Shy of the jade jewelry that a Topenga Canyon expatriate would be wearing to the general store in her $6000 hand-tooled cowboy boots, John is not picking up on people's signaling. His blindness to signaling has been a problem his whole life. He is oblivious to it and he misses a lot of signals. He used to miss the signaling that was ”I want to be your girlfriend” and interpreted it like ”Boy, this girl is sitting close to me, she must want to talk about WWI”, because John was sitting in this bar, reading a book about WWI and she must be sidling up to him because she was also interested in WWI. That was generally not the case and John had been misinterpreting the signaling. He also used to miss the signaling when a guy at a party was about to throw a punch at him. This person did not like him and was about to drunkenly try and hit him. John doesn’t notice when a person’s feathers get ruffled and he also doesn’t notice very naked flirtation.

When John is part of a text chain that involves a group of people where some of them are - let’s call a spade a spade - unquestionably cooler than himself, they are often very good at not being the one to have an unanswered text. There are 6 of them on the chain and they are texting back and forth, gags upon gags, and John is usually the one who is ”yeah, and…” and then silence. If he smoked pot, he would definitely think about it for a while that he went one text too far, but he doesn’t smoke pot, so he only thinks about it briefly. It seems to happen every time! He is always the one who sends the last text in those back-and-forths. The cool move was to let that last joke go without having to say it.

John feels like he is kind of an open book. Nobody knows what his face means because his resting bitch face is always frowning in the same exact way. You wouldn’t look at him and necessarily know what is going on.

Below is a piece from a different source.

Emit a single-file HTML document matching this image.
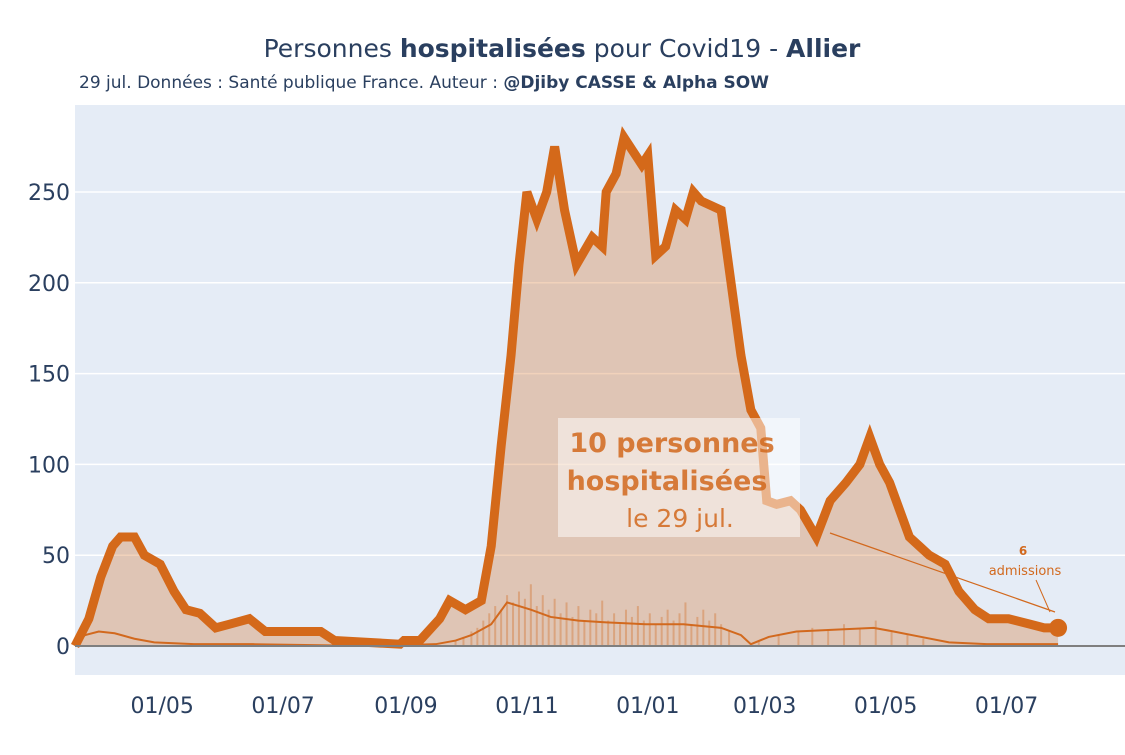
<!DOCTYPE html>
<html><head><meta charset="utf-8"><style>
body{margin:0;background:#fff;font-family:"Liberation Sans","DejaVu Sans",sans-serif}
svg text{font-family:"DejaVu Sans","Liberation Sans",sans-serif}
</style></head><body>
<svg id="c" width="1125" height="750" xmlns="http://www.w3.org/2000/svg">
<rect x="75" y="105" width="1050" height="570" fill="#e5ecf6"/>
<g id="grid"></g><g id="bars"></g><g id="series"></g><g id="axes"></g>
<text x="562" y="57" text-anchor="middle" font-size="25" fill="#2a3f5f">Personnes <tspan font-weight="bold">hospitalisées</tspan> pour Covid19 - <tspan font-weight="bold">Allier</tspan></text>
<text x="79" y="88" font-size="17" fill="#2a3f5f">29 jul. Données : Santé publique France. Auteur : <tspan font-weight="bold">@Djiby CASSE &amp; Alpha SOW</tspan></text>
<rect x="558" y="418" width="242" height="119" fill="#fff" fill-opacity="0.5"/>
<text x="672" y="452" text-anchor="middle" font-size="27" font-weight="bold" fill="#d2691e" opacity="0.85">10 personnes</text>
<text x="667" y="490" text-anchor="middle" font-size="27" font-weight="bold" fill="#d2691e" opacity="0.85">hospitalisées</text>
<text x="680" y="527" text-anchor="middle" font-size="25" fill="#d2691e" opacity="0.85">le 29 jul.</text>
<line x1="830" y1="533" x2="1055" y2="612" stroke="#d2691e" stroke-width="1.2"/>
<text x="1023" y="555" text-anchor="middle" font-size="12" font-weight="bold" fill="#d2691e">6</text>
<text x="1025" y="575" text-anchor="middle" font-size="13" fill="#d2691e">admissions</text>
<line x1="1036" y1="580" x2="1050" y2="612" stroke="#d2691e" stroke-width="1"/>
</svg>
<script>
const hospDays=[0,7,13,19,23,30,35,43,50,56,63,71,78,88,96,103,124,131,164,166,174,184,189,197,205,210,215,220,224,228,233,238,242,247,253,261,266,268,273,277,280,286,289,293,298,303,308,312,316,326,331,336,341,346,349,354,361,366,374,381,389,396,401,406,411,416,421,426,431,439,446,454,461,471,482,489,496];
const hospVals=[0,15,38,55,60,60,50,45,30,20,18,10,12,15,8,8,8,3,1,3,3,15,25,20,25,55,110,160,210,250,235,250,275,240,210,225,220,250,260,280,275,265,270,215,220,240,235,250,245,240,200,160,130,120,80,78,80,75,60,80,90,100,115,100,90,75,60,55,50,45,30,20,15,15,12,10,10];
const admDays=[0,5,12,20,30,40,60,90,150,182,192,200,210,218,230,240,254,268,288,307,326,336,341,350,364,384,403,413,427,441,460,496];
const admVals=[0,6,8,7,4,2,1,1,0,1,3,6,12,24,20,16,14,13,12,12,10,6,1,5,8,9,10,8,5,2,1,1];
const barDays=[192,196,200,203,206,209,212,215,218,221,224,227,230,233,236,239,242,245,248,251,254,257,260,263,266,269,272,275,278,281,284,287,290,293,296,299,302,305,308,311,314,317,320,323,326,330,345,355,365,372,380,388,396,404,412,420,428];
const barVals=[3,5,8,10,14,18,22,20,28,24,30,26,34,22,28,20,26,18,24,16,22,14,20,18,25,14,18,12,20,16,22,14,18,12,16,20,14,18,24,12,16,20,14,18,12,8,3,6,8,10,9,12,10,14,8,6,4];
const yTicks=[0,50,100,150,200,250];
const xTickDays=[44,105,167,228,289,348,409,470];
const xTickLabels=["01/05","01/07","01/09","01/11","01/01","01/03","01/05","01/07"];
const NS="http://www.w3.org/2000/svg";
const X=d=>75+d*1.982, Y=v=>646-v*1.816;
function mk(t,a,p){const e=document.createElementNS(NS,t);for(const k in a)e.setAttribute(k,a[k]);document.getElementById(p).appendChild(e);return e;}
yTicks.forEach(v=>{
 if(v>0){const g=mk('line',{x1:75,x2:1125,y1:Y(v),y2:Y(v),stroke:'#fff','stroke-width':1.5},'grid');
 
 }
 const t=mk('text',{x:70,y:Y(v)+8,'text-anchor':'end','font-size':22,fill:'#2a3f5f'},'axes');t.textContent=v;
 
 
});
xTickDays.forEach((d,i)=>{
 const t=mk('text',{x:X(d),y:713,'text-anchor':'middle','font-size':22,fill:'#2a3f5f'},'axes');t.textContent=xTickLabels[i];
 
 
});
barDays.forEach((d,i)=>{
 const b=mk('rect',{x:X(d)-1,y:Y(barVals[i]),width:2,height:barVals[i]*1.816,fill:'#d2691e',opacity:0.35},'bars');
 
 
});
let pts=hospDays.map((d,i)=>X(d)+','+Y(hospVals[i])).join(' ');
const area=mk('polygon',{points:X(0)+','+Y(0)+' '+pts+' '+X(hospDays[hospDays.length-1])+','+Y(0),fill:'#d2691e','fill-opacity':0.3},'series');


const adm=mk('polyline',{points:admDays.map((d,i)=>X(d)+','+Y(admVals[i])).join(' '),fill:'none',stroke:'#d2691e','stroke-width':2},'series');


const ln=mk('polyline',{points:pts,fill:'none',stroke:'#d4691a','stroke-width':9,'stroke-linejoin':'miter'},'series');


const z=mk('line',{x1:75,x2:1125,y1:Y(0),y2:Y(0),stroke:'#7f7f7f','stroke-width':2},'series');


const li=hospDays.length-1;
const m=mk('circle',{cx:X(hospDays[li]),cy:Y(hospVals[li]),r:9,fill:'#d4691a'},'series');


</script>
</body></html>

John is still that clumsy nerd who doesn’t know how to get out. When people interact with him, he hears all the time that he is intimidating. He thinks about himself that he is always game and fun and always ready to get on the first pony to ride into the forest. The idea he would be intimidating or that people would think he was a grump just by looking at him is always a surprise, so he must be signaling something that is probably a residual from spending a lot of time walking around the city alone. You get a little bit of ”Don’t fuck with me!” John needed it enough that he developed it and then kept it, but it doesn’t serve him. He doesn’t need to communicate that now, like ”Hey people who came to my tweet-up! Don’t fuck with me!” - ”No, they came to your tweet-up! They are precisely here to fuck with you!”